On the behavior of the Generalized Alignment Index (GALI) method for regular motion in multidimensional Hamiltonian systems

TL;DR

This paper studies the GALI method's behavior for regular orbits in multidimensional Hamiltonian systems, revealing how its asymptotic values vary with system parameters and confirming its robustness across initial deviations.

Contribution

It provides a detailed analysis of GALI$_k$ behavior near stable periodic orbits in the FPUT $eta$ model, highlighting how it depends on energy and orbit position, and confirms its independence from initial deviation vectors.

Findings

GALI$_k$ decreases with increasing $k$ and energy approaching destabilization.

GALI$_k$ increases as the orbit moves away from the periodic orbit.

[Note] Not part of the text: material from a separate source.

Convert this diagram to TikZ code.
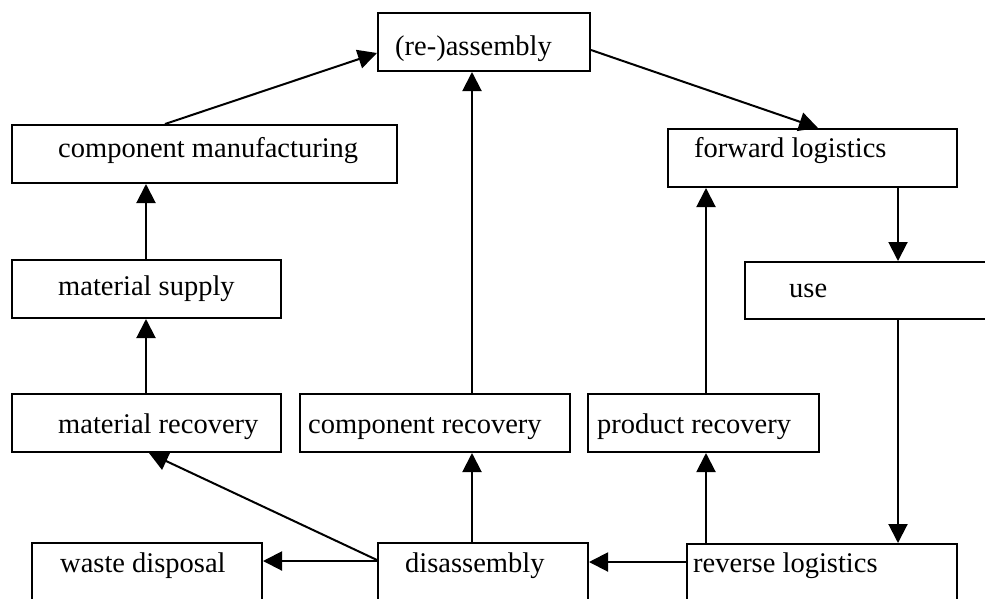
\documentclass[tikz,border=0pt]{standalone}
\usepackage{fontspec}
\setmainfont{Liberation Serif}
\usetikzlibrary{arrows.meta}
\tikzset{
  x=1pt, y=-1pt,
  box/.style={draw=black, line width=2pt, fill=white, rectangle, inner sep=0pt, anchor=north west},
  txt/.style={anchor=base west, inner sep=0pt, font=\fontsize{28.5}{30}\selectfont},
  conn/.style={line width=2pt, -{Triangle[length=19pt,width=19pt]}},
  plain/.style={line width=2pt}
}
\begin{document}
\begin{tikzpicture}
\useasboundingbox (0,0) rectangle (985,598);
\clip (0,0) rectangle (985,598);
\fill[white] (0,0) rectangle (985,598);

% boxes
\node[box, minimum width=212pt, minimum height=58pt,
  label={[txt, xshift=18pt, yshift=-43pt]north west:(re-)assembly}] (ra) at (377,12) {};
\node[box, minimum width=385pt, minimum height=58pt,
  label={[txt, xshift=47pt, yshift=-33pt]north west:component manufacturing}] (cm) at (11,124) {};
\node[box, minimum width=289pt, minimum height=58pt,
  label={[txt, xshift=27pt, yshift=-29pt]north west:forward logistics}] (fl) at (667,128) {};
\node[box, minimum width=269pt, minimum height=58pt,
  label={[txt, xshift=47pt, yshift=-36pt]north west:material supply}] (ms) at (11,259) {};
\node[box, minimum width=270pt, minimum height=57pt,
  label={[txt, xshift=45pt, yshift=-36pt]north west:use}] (use) at (744,261) {};
\node[box, minimum width=269pt, minimum height=58pt,
  label={[txt, xshift=47pt, yshift=-40pt]north west:material recovery}] (mr) at (11,393) {};
\node[box, minimum width=270pt, minimum height=58pt,
  label={[txt, xshift=9pt, yshift=-40pt]north west:component recovery}] (cr) at (299,393) {};
\node[box, minimum width=231pt, minimum height=58pt,
  label={[txt, xshift=10pt, yshift=-40pt]north west:product recovery}] (pr) at (587,393) {};
\node[box, minimum width=230pt, minimum height=60pt,
  label={[txt, xshift=29pt, yshift=-30pt]north west:waste disposal}] (wd) at (31,542) {};
\node[box, minimum width=210pt, minimum height=60pt,
  label={[txt, xshift=28pt, yshift=-30pt]north west:disassembly}] (ds) at (377,542) {};
\node[box, minimum width=270pt, minimum height=60pt,
  label={[txt, xshift=7pt, yshift=-29pt]north west:reverse logistics}] (rl) at (686,543) {};

% connectors
\draw[conn] ([xshift=154pt]cm.north west) -- ([yshift=-41pt]ra.north west);
\draw[conn] ([yshift=-38pt]ra.north east) -- ([xshift=151pt]fl.north west);
\draw[conn] ([xshift=231pt]fl.south west) -- ([xshift=154pt]use.north west);
\draw[conn] ([xshift=154pt]use.south west) -- ([xshift=212pt]rl.north west);
\draw[conn] ([yshift=-19pt]rl.north west) -- ([yshift=-20pt]ds.north east);
\draw[conn] ([xshift=20pt]rl.north west) -- ([xshift=119pt]pr.south west);
\draw[conn] ([xshift=119pt]pr.north west) -- ([xshift=39pt]fl.south west);
\draw[conn] ([xshift=95pt]ds.north west) -- ([xshift=173pt]cr.south west);
\draw[conn] ([xshift=173pt]cr.north west) -- ([xshift=95pt]ra.south west);
\draw[conn] ([yshift=-19pt]ds.north west) -- ([yshift=-19pt]wd.north east);
\draw[conn] ([yshift=-18pt]ds.north west) -- ([xshift=138pt]mr.south west);
\draw[conn] ([xshift=135pt]mr.north west) -- ([xshift=135pt]ms.south west);
\draw[conn] ([xshift=135pt]ms.north west) -- ([xshift=135pt]cm.south west);
\end{tikzpicture}
\end{document}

GALI$_k$ behavior is independent of initial deviation vectors.

Abstract

We investigate the behavior of the Generalized Alignment Index of order $k$ (GALI$_k$) for regular orbits of multidimensional Hamiltonian systems. The GALI$_k$ is an efficient chaos indicator, which asymptotically attains positive values for regular motion when $2\leq k \leq N$, with $N$ being the dimension of the torus on which the motion occurs. By considering several regular orbits in the neighborhood of two typical simple, stable periodic orbits of the Fermi-Pasta-Ulam-Tsingou (FPUT) $\beta$ model for various values of the system's degrees of freedom, we show that the asymptotic GALI$_k$ values decrease when the index's order $k$ increases and when the orbit's energy approaches the periodic orbit's destabilization energy where the stability island vanishes, while they increase when the considered regular orbit moves further away from the periodic one for a fixed energy. In addition, performing extensive numerical simulations we show that the index's behavior does not depend on the choice of the initial deviation vectors needed for its evaluation.